## Short problem
Pull out all lines from the listing below in which the word "React" appears.

## Data shown
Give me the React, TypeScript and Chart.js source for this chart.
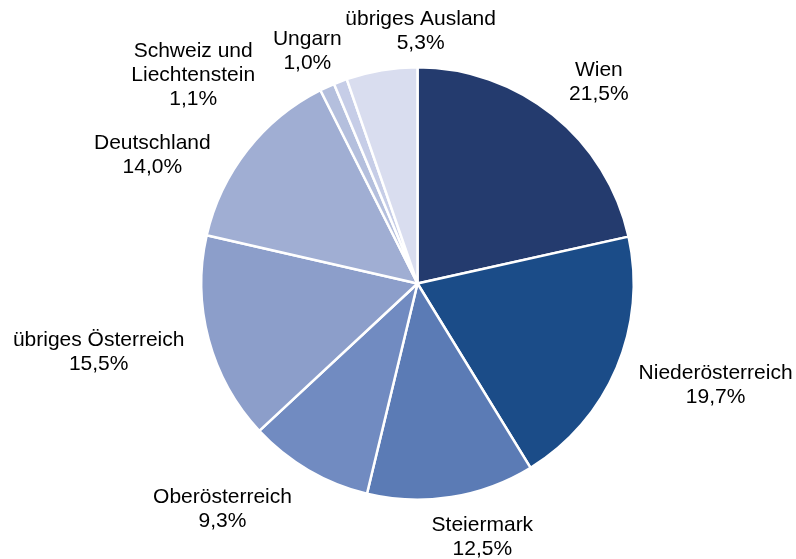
import React, { useEffect, useRef } from "react";
import { Chart, registerables } from "chart.js";

Chart.register(...registerables);

const categories = [
  "Wien",
  "Niederösterreich",
  "Steiermark",
  "Oberösterreich",
  "übriges Österreich",
  "Deutschland",
  "Schweiz und Liechtenstein",
  "Ungarn",
  "übriges Ausland",
];
const shares = [21.5, 19.7, 12.5, 9.3, 15.5, 14.0, 1.1, 1.0, 5.3];
const labelLines = [
  ["Wien"],
  ["Niederösterreich"],
  ["Steiermark"],
  ["Oberösterreich"],
  ["übriges Österreich"],
  ["Deutschland"],
  ["Schweiz und", "Liechtenstein"],
  ["Ungarn"],
  ["übriges Ausland"],
];
const sliceColors = [
  "#243B6E",
  "#1B4C88",
  "#5B7BB5",
  "#718BC1",
  "#8C9ECA",
  "#A0AED3",
  "#B4BFDD",
  "#C6CDE7",
  "#D9DDEF",
];
// label block centre offsets from each slice's outer mid point
const labelOffsets: [number, number][] = [
  [46, -34],
  [99, 16],
  [31, 38],
  [-86, 37],
  [-110, 11],
  [-95, 3],
  [-134, -14],
  [-33, -32],
  [39, -41],
];

const fmt = (v: number) => v.toFixed(1).replace(".", ",") + "%";

const labelPlugin = {
  id: "outerLabels",
  afterDatasetsDraw(chart: any) {
    const ctx = chart.ctx;
    const meta = chart.getDatasetMeta(0);
    const fontSize = 21;
    const lineH = 24;
    const capH = 15;
    ctx.save();
    ctx.font = `${fontSize}px "Liberation Sans", Arial, sans-serif`;
    ctx.fillStyle = "#000000";
    ctx.textAlign = "center";
    ctx.textBaseline = "alphabetic";
    meta.data.forEach((arc: any, i: number) => {
      const p = arc.getProps(["x", "y", "startAngle", "endAngle", "outerRadius"], true);
      const mid = (p.startAngle + p.endAngle) / 2;
      const px = p.x + Math.cos(mid) * p.outerRadius;
      const py = p.y + Math.sin(mid) * p.outerRadius;
      const lines = [...labelLines[i], fmt(shares[i])];
      const h = capH + lineH * (lines.length - 1);
      const cx = px + labelOffsets[i][0];
      const cy = py + labelOffsets[i][1];
      const b1 = cy - h / 2 + capH;
      lines.forEach((t, k) => ctx.fillText(t, cx, b1 + k * lineH));
    });
    ctx.restore();
  },
};

export default function App() {
  const ref = useRef<HTMLCanvasElement | null>(null);
  useEffect(() => {
    if (!ref.current) return;
    const chart = new Chart(ref.current, {
      type: "pie",
      data: {
        labels: categories,
        datasets: [
          {
            data: shares,
            backgroundColor: sliceColors,
            borderColor: "#FFFFFF",
            borderWidth: 2.5,
            hoverOffset: 0,
            offset: 0,
          },
        ],
      },
      options: {
        animation: false,
        responsive: true,
        maintainAspectRatio: false,
        layout: { padding: { left: 200, right: 161, top: 65, bottom: 57 } },
        plugins: {
          legend: { display: false },
          tooltip: { enabled: false },
        },
      },
      plugins: [labelPlugin],
    });
    return () => chart.destroy();
  }, []);
  return (
    <div style={{ position: "absolute", left: 0, top: 0, width: 796, height: 559, background: "#fff" }}>
      <canvas ref={ref} />
    </div>
  );
}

## The reply
Give me the React, TypeScript and Chart.js source for this chart.
import React, { useEffect, useRef } from "react";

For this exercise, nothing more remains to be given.